イスラエルがUAEと国交正常化。背景にあるトランプ大統領の思惑
9月15日、イスラエルとUAE、バーレーンの国交正常化を記念する署名式がホワイトハウスで開催された。署名式には各国の首相が出席し、今後イスラエルとの間で経済分野での関係が進展することになった。
イスラエルと国交を持つアラブ諸国はエジプトとヨルダンを加えた計4か国となるが、トランプ大統領は複数のアラブ諸国がさらにイスラエルと国交正常化すると示唆している。なぜ、今こういった流れが進んでいるのか。そこにはいくつかの国の思惑がある。
大きな壁に直面する産油国
まず、近年、中東の石油は米国のシェール革命などもあり、以前に比べ各国を魅了する経済的武器ではなくなっている。莫大なオイルマネーがUAEやカタールといった産油国を経済的に潤わせてきたが、今後はそう簡単ではない。そして、新型コロナウイルスの感染拡大で石油需要は減少しており、産油国は大きな壁に直面している。
このような状況でアラブ諸国は経済の多角化を押し進めたい狙いがあり、特に最先端技術を駆使して高い経済成長を続けるイスラエルは魅力的な存在となる。UAEとバーレーンがイスラエルと国交正常化した背景には、正にこれだ。
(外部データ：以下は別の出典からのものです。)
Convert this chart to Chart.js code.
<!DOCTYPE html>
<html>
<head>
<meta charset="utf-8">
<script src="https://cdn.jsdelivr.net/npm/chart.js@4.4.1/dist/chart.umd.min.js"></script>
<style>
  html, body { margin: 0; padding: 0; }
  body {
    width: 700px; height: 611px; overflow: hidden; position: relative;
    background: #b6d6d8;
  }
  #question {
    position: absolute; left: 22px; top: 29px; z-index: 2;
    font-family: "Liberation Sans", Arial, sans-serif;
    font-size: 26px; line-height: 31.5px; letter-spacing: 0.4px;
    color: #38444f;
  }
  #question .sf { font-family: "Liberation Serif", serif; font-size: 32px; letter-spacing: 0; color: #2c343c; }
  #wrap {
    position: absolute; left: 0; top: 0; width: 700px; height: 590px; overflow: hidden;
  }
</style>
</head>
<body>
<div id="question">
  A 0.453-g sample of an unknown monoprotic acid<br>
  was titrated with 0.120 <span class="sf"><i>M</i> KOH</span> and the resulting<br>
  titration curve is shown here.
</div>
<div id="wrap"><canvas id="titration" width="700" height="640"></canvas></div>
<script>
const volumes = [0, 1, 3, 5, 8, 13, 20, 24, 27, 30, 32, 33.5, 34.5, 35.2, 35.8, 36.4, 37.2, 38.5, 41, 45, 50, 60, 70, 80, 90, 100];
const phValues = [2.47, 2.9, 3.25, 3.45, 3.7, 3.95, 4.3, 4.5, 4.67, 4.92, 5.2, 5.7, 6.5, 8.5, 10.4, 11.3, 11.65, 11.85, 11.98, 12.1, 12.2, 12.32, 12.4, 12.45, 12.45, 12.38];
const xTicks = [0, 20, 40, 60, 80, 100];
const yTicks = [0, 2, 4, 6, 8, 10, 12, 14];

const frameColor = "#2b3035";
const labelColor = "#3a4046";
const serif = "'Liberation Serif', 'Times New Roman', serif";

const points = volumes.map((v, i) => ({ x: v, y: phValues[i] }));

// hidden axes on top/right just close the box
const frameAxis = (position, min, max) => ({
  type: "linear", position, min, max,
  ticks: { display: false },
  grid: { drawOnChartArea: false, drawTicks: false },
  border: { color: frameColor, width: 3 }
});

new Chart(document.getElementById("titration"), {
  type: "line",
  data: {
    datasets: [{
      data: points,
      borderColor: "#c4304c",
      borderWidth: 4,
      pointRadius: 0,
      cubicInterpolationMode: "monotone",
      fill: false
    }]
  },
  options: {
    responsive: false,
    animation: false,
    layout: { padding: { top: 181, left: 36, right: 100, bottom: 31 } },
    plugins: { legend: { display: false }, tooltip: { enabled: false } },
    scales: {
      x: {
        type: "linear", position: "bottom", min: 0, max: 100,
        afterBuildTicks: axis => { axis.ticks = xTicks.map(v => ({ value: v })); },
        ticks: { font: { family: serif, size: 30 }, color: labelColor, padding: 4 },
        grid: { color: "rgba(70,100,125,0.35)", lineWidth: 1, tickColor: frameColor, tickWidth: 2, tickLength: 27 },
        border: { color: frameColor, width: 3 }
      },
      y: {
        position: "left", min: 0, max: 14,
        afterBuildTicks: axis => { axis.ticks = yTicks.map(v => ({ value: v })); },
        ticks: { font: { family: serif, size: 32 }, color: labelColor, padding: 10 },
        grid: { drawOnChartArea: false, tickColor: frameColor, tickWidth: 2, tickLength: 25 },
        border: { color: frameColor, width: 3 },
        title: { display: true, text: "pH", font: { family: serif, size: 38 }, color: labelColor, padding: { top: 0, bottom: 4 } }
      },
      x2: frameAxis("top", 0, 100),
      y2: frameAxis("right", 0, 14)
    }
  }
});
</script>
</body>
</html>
今回、イスラエルとの国交正常化に入植地の撤廃やパレスチナの国家承認を前提条件とするなど、アラブの大義理念より実利をアラブ諸国が重視しているとの見方がある。しかし、中東では2019年にガソリン価格の値上げを発表したイランで反政府デモが拡大し、レバノンでは「WhatsApp(ワッツアップ)」など無料通話アプリへの課税を巡って市民の怒りが爆発した。
アラブ各国政府は原油安で経済難が深刻になり、国民からの不満がいっそう高まることを警戒している。サウジアラビアやUAE、バーレーンは、イランやレバノンが失敗した轍を踏みたくないとの本音があるだろう。